How to Turn FOMO from a Liability into a Trading Strategy
You know that feeling. You’re scrolling through your feed, and suddenly you see it: a coin pumping 40% in the last hour, everyone is talking about it, and you’re sitting on the sidelines. Your heart races. Your hand hovers over the buy button. That’s FOMO—Fear Of Missing Out. It is the single most expensive emotion in trading. But what if I told you that you could actually use FOMO? Not by chasing pumps, but by understanding the psychology behind it and planning your trades around it.
How it Works
FOMO in trading is a predictable emotional cycle. It starts with a sudden price spike, usually on high volume. New traders see the green candles and immediately jump in, buying at the top. The price often retraces shortly after, trapping these latecomers. The strategy here is to anticipate this behavior. Instead of chasing the move, you wait for the FOMO-driven volume to exhaust itself, and then you look for a re-entry or a short opportunity.
The Setup
Here is a simple FOMO-based setup you can apply today:
1. Identify a sudden breakout: Look for a price move of 5-10% in a very short time frame (15-30 minutes) on high volume.
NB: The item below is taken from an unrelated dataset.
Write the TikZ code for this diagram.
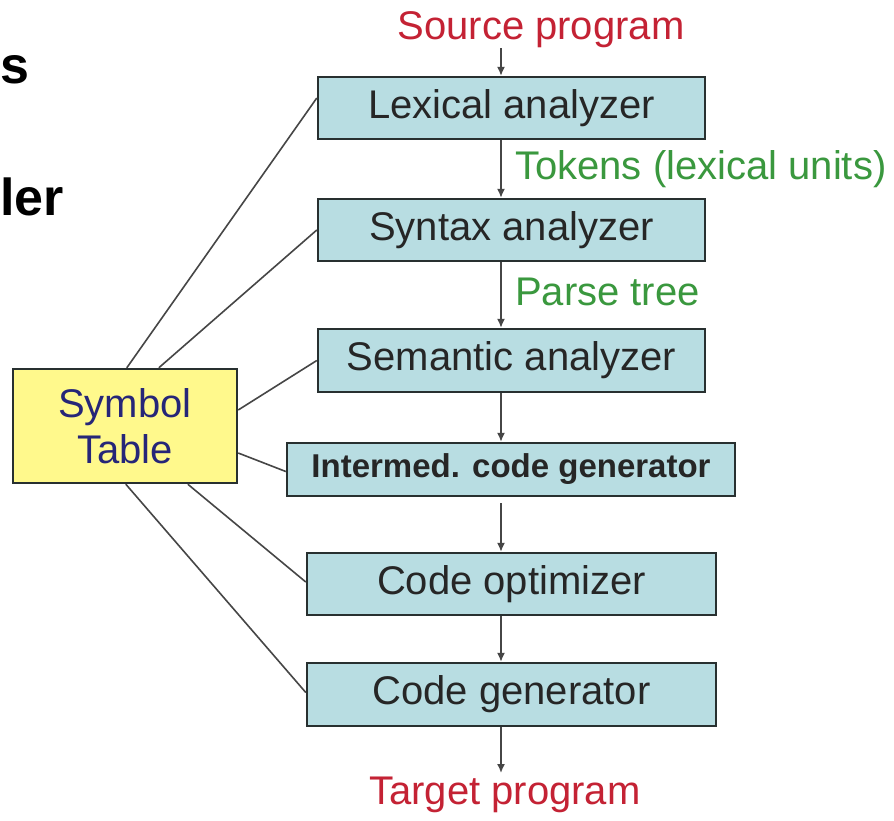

2. Wait for the first red candle: After the initial pump, the first sign of weakness is a red (bearish) candle that closes below the previous candle’s close.
3. Enter on the retrace: Instead of buying the top, place a limit order near the 0.382 or 0.5 Fibonacci retracement level of that initial pump. This is where late FOMO buyers often panic sell.
4. Set a target: Aim for a 1:1 risk-to-reward ratio. If you risk 2%, target a 2% gain. The goal is not to catch the entire move, but to profit from the emotional whiplash.
Risk Management
This strategy only works if you control your own FOMO. Here are three rules:
- Never chase a move that is already 10%+ from the day’s open. The risk of a sharp reversal is too high.
- Use a stop loss. Place it just below the low of the initial pump. If the price breaks that level, the FOMO narrative is dead, and you need to exit.
- Position size appropriately. Because this is a high-frequency, quick-profit strategy, keep your position size small (1-2% of your portfolio per trade). One bad trade should never wipe out five good ones.
Conclusion
FOMO doesn’t have to be your enemy. By recognizing it as a predictable market force, you can flip the script. The key is patience. Let other traders act on impulse, and you act on a plan. The market will always offer another opportunity. Your job is to be ready for it—not to chase the last one. Stay disciplined, stay calm, and let the FOMO work for you.